▶ _Your task_
Give an exact copy of every line, leaving images out.

▶ _Records provided_

----

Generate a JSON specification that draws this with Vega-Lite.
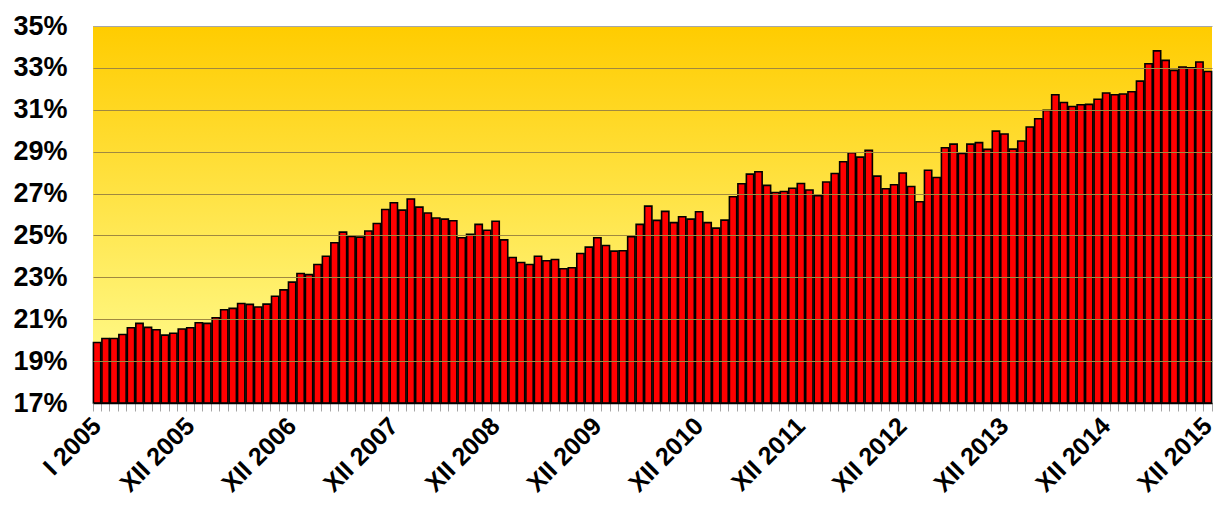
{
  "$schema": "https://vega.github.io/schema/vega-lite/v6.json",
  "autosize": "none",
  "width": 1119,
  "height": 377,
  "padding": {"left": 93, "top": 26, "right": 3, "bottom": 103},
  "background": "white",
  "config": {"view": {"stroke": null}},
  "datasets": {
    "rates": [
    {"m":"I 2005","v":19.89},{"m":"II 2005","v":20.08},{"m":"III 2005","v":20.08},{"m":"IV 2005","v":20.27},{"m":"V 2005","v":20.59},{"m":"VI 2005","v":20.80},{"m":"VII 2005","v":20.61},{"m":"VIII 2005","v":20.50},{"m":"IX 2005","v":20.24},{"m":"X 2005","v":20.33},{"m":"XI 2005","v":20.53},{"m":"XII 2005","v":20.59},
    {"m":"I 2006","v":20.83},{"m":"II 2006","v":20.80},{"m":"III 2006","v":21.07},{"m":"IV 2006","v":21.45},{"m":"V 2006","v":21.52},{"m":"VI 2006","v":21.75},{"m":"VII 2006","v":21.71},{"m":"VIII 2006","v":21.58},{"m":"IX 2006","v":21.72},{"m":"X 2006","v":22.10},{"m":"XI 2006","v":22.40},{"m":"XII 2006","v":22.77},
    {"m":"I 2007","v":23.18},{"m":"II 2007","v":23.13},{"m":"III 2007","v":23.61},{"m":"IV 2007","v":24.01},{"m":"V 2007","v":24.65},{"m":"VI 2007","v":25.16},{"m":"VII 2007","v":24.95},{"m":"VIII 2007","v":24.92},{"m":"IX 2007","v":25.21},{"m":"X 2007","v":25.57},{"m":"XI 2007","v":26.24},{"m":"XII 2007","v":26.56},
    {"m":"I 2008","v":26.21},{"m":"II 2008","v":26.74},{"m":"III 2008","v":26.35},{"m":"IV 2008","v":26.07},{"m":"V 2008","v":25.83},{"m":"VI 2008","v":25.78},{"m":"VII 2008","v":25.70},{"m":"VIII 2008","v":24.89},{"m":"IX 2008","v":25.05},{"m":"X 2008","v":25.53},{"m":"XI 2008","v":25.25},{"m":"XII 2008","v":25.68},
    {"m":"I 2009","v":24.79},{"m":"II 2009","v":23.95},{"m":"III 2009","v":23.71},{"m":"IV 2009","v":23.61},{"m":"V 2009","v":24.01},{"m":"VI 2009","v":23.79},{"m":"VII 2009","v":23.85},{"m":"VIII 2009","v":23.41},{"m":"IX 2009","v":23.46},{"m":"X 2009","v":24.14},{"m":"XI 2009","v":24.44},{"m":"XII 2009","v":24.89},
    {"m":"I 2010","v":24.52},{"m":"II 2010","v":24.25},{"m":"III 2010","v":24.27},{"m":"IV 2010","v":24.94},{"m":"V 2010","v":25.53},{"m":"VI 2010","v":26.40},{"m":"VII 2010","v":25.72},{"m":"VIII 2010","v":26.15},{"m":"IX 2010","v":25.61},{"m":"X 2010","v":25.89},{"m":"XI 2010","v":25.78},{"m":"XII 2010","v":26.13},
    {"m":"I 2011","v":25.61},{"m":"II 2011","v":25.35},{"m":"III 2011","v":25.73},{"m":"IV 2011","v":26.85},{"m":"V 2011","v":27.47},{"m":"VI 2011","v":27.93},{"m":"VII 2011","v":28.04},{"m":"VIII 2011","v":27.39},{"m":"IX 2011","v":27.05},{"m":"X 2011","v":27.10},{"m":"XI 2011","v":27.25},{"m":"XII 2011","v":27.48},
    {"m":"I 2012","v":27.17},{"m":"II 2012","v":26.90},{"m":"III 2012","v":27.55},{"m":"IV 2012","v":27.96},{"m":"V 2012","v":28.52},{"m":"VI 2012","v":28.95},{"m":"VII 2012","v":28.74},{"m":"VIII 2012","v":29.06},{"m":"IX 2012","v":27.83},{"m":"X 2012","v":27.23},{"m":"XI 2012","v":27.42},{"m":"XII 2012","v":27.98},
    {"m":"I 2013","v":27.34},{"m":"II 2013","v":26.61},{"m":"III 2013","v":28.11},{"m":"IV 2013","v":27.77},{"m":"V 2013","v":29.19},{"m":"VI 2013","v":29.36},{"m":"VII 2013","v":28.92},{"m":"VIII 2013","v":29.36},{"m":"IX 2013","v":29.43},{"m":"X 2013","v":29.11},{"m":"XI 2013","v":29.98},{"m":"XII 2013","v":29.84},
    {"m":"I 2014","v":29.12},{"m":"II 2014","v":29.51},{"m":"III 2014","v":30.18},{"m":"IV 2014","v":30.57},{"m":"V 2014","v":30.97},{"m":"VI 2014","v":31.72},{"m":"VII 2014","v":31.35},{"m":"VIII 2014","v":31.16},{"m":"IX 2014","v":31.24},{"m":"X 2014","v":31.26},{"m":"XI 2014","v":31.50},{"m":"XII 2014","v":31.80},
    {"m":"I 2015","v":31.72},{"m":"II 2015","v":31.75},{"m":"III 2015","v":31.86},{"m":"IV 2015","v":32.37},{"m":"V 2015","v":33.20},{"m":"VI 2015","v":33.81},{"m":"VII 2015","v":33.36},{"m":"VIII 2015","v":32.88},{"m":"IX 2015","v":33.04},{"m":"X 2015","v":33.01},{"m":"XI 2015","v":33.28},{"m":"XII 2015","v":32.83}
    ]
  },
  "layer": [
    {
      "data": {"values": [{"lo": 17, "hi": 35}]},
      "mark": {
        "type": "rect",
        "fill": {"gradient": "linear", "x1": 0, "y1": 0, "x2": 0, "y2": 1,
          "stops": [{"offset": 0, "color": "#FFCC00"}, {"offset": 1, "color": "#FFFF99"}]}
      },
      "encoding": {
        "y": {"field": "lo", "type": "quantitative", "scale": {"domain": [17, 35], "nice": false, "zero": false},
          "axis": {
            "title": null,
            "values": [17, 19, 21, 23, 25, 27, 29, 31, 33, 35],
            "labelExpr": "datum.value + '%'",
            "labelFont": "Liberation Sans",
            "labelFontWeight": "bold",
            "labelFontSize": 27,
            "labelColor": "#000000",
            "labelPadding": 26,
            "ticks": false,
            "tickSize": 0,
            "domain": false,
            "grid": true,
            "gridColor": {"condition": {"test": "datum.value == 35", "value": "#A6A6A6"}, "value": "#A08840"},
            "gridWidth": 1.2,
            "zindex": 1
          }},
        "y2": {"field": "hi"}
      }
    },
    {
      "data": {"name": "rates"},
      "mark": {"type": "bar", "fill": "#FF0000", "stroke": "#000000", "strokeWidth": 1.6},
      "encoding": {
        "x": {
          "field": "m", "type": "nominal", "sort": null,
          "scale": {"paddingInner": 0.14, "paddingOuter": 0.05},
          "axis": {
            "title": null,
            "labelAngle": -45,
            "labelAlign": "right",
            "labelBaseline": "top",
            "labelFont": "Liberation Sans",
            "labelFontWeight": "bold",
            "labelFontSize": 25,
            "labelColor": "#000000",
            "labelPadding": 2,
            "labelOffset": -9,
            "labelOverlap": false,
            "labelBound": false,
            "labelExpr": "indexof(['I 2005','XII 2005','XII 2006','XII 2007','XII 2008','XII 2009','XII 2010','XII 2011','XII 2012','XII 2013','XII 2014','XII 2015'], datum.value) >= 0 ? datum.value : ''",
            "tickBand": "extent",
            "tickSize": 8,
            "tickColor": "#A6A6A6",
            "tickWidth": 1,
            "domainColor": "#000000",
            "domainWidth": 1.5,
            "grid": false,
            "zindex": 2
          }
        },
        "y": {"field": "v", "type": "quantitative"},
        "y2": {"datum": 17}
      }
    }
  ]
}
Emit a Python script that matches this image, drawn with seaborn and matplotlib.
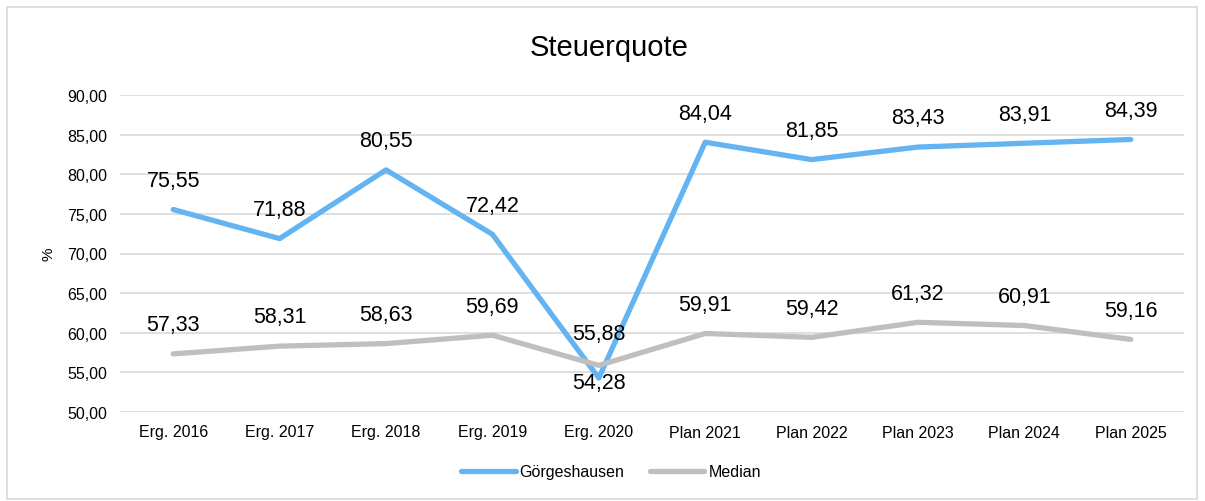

----

▶ _Correct answer_
Generate a JSON specification that draws this with Vega-Lite.
{
  "$schema": "https://vega.github.io/schema/vega-lite/v6.json",
  "autosize": "none",
  "width": 1119,
  "height": 377,
  "padding": {"left": 93, "top": 26, "right": 3, "bottom": 103},
  "background": "white",
  "config": {"view": {"stroke": null}},
  "datasets": {
    "rates": [
    {"m":"I 2005","v":19.89},{"m":"II 2005","v":20.08},{"m":"III 2005","v":20.08},{"m":"IV 2005","v":20.27},{"m":"V 2005","v":20.59},{"m":"VI 2005","v":20.80},{"m":"VII 2005","v":20.61},{"m":"VIII 2005","v":20.50},{"m":"IX 2005","v":20.24},{"m":"X 2005","v":20.33},{"m":"XI 2005","v":20.53},{"m":"XII 2005","v":20.59},
    {"m":"I 2006","v":20.83},{"m":"II 2006","v":20.80},{"m":"III 2006","v":21.07},{"m":"IV 2006","v":21.45},{"m":"V 2006","v":21.52},{"m":"VI 2006","v":21.75},{"m":"VII 2006","v":21.71},{"m":"VIII 2006","v":21.58},{"m":"IX 2006","v":21.72},{"m":"X 2006","v":22.10},{"m":"XI 2006","v":22.40},{"m":"XII 2006","v":22.77},
    {"m":"I 2007","v":23.18},{"m":"II 2007","v":23.13},{"m":"III 2007","v":23.61},{"m":"IV 2007","v":24.01},{"m":"V 2007","v":24.65},{"m":"VI 2007","v":25.16},{"m":"VII 2007","v":24.95},{"m":"VIII 2007","v":24.92},{"m":"IX 2007","v":25.21},{"m":"X 2007","v":25.57},{"m":"XI 2007","v":26.24},{"m":"XII 2007","v":26.56},
    {"m":"I 2008","v":26.21},{"m":"II 2008","v":26.74},{"m":"III 2008","v":26.35},{"m":"IV 2008","v":26.07},{"m":"V 2008","v":25.83},{"m":"VI 2008","v":25.78},{"m":"VII 2008","v":25.70},{"m":"VIII 2008","v":24.89},{"m":"IX 2008","v":25.05},{"m":"X 2008","v":25.53},{"m":"XI 2008","v":25.25},{"m":"XII 2008","v":25.68},
    {"m":"I 2009","v":24.79},{"m":"II 2009","v":23.95},{"m":"III 2009","v":23.71},{"m":"IV 2009","v":23.61},{"m":"V 2009","v":24.01},{"m":"VI 2009","v":23.79},{"m":"VII 2009","v":23.85},{"m":"VIII 2009","v":23.41},{"m":"IX 2009","v":23.46},{"m":"X 2009","v":24.14},{"m":"XI 2009","v":24.44},{"m":"XII 2009","v":24.89},
    {"m":"I 2010","v":24.52},{"m":"II 2010","v":24.25},{"m":"III 2010","v":24.27},{"m":"IV 2010","v":24.94},{"m":"V 2010","v":25.53},{"m":"VI 2010","v":26.40},{"m":"VII 2010","v":25.72},{"m":"VIII 2010","v":26.15},{"m":"IX 2010","v":25.61},{"m":"X 2010","v":25.89},{"m":"XI 2010","v":25.78},{"m":"XII 2010","v":26.13},
    {"m":"I 2011","v":25.61},{"m":"II 2011","v":25.35},{"m":"III 2011","v":25.73},{"m":"IV 2011","v":26.85},{"m":"V 2011","v":27.47},{"m":"VI 2011","v":27.93},{"m":"VII 2011","v":28.04},{"m":"VIII 2011","v":27.39},{"m":"IX 2011","v":27.05},{"m":"X 2011","v":27.10},{"m":"XI 2011","v":27.25},{"m":"XII 2011","v":27.48},
    {"m":"I 2012","v":27.17},{"m":"II 2012","v":26.90},{"m":"III 2012","v":27.55},{"m":"IV 2012","v":27.96},{"m":"V 2012","v":28.52},{"m":"VI 2012","v":28.95},{"m":"VII 2012","v":28.74},{"m":"VIII 2012","v":29.06},{"m":"IX 2012","v":27.83},{"m":"X 2012","v":27.23},{"m":"XI 2012","v":27.42},{"m":"XII 2012","v":27.98},
    {"m":"I 2013","v":27.34},{"m":"II 2013","v":26.61},{"m":"III 2013","v":28.11},{"m":"IV 2013","v":27.77},{"m":"V 2013","v":29.19},{"m":"VI 2013","v":29.36},{"m":"VII 2013","v":28.92},{"m":"VIII 2013","v":29.36},{"m":"IX 2013","v":29.43},{"m":"X 2013","v":29.11},{"m":"XI 2013","v":29.98},{"m":"XII 2013","v":29.84},
    {"m":"I 2014","v":29.12},{"m":"II 2014","v":29.51},{"m":"III 2014","v":30.18},{"m":"IV 2014","v":30.57},{"m":"V 2014","v":30.97},{"m":"VI 2014","v":31.72},{"m":"VII 2014","v":31.35},{"m":"VIII 2014","v":31.16},{"m":"IX 2014","v":31.24},{"m":"X 2014","v":31.26},{"m":"XI 2014","v":31.50},{"m":"XII 2014","v":31.80},
    {"m":"I 2015","v":31.72},{"m":"II 2015","v":31.75},{"m":"III 2015","v":31.86},{"m":"IV 2015","v":32.37},{"m":"V 2015","v":33.20},{"m":"VI 2015","v":33.81},{"m":"VII 2015","v":33.36},{"m":"VIII 2015","v":32.88},{"m":"IX 2015","v":33.04},{"m":"X 2015","v":33.01},{"m":"XI 2015","v":33.28},{"m":"XII 2015","v":32.83}
    ]
  },
  "layer": [
    {
      "data": {"values": [{"lo": 17, "hi": 35}]},
      "mark": {
        "type": "rect",
        "fill": {"gradient": "linear", "x1": 0, "y1": 0, "x2": 0, "y2": 1,
          "stops": [{"offset": 0, "color": "#FFCC00"}, {"offset": 1, "color": "#FFFF99"}]}
      },
      "encoding": {
        "y": {"field": "lo", "type": "quantitative", "scale": {"domain": [17, 35], "nice": false, "zero": false},
          "axis": {
            "title": null,
            "values": [17, 19, 21, 23, 25, 27, 29, 31, 33, 35],
            "labelExpr": "datum.value + '%'",
            "labelFont": "Liberation Sans",
            "labelFontWeight": "bold",
            "labelFontSize": 27,
            "labelColor": "#000000",
            "labelPadding": 26,
            "ticks": false,
            "tickSize": 0,
            "domain": false,
            "grid": true,
            "gridColor": {"condition": {"test": "datum.value == 35", "value": "#A6A6A6"}, "value": "#A08840"},
            "gridWidth": 1.2,
            "zindex": 1
          }},
        "y2": {"field": "hi"}
      }
    },
    {
      "data": {"name": "rates"},
      "mark": {"type": "bar", "fill": "#FF0000", "stroke": "#000000", "strokeWidth": 1.6},
      "encoding": {
        "x": {
          "field": "m", "type": "nominal", "sort": null,
          "scale": {"paddingInner": 0.14, "paddingOuter": 0.05},
          "axis": {
            "title": null,
            "labelAngle": -45,
            "labelAlign": "right",
            "labelBaseline": "top",
            "labelFont": "Liberation Sans",
            "labelFontWeight": "bold",
            "labelFontSize": 25,
            "labelColor": "#000000",
            "labelPadding": 2,
            "labelOffset": -9,
            "labelOverlap": false,
            "labelBound": false,
            "labelExpr": "indexof(['I 2005','XII 2005','XII 2006','XII 2007','XII 2008','XII 2009','XII 2010','XII 2011','XII 2012','XII 2013','XII 2014','XII 2015'], datum.value) >= 0 ? datum.value : ''",
            "tickBand": "extent",
            "tickSize": 8,
            "tickColor": "#A6A6A6",
            "tickWidth": 1,
            "domainColor": "#000000",
            "domainWidth": 1.5,
            "grid": false,
            "zindex": 2
          }
        },
        "y": {"field": "v", "type": "quantitative"},
        "y2": {"datum": 17}
      }
    }
  ]
}
Emit a Python script that matches this image, drawn with seaborn and matplotlib.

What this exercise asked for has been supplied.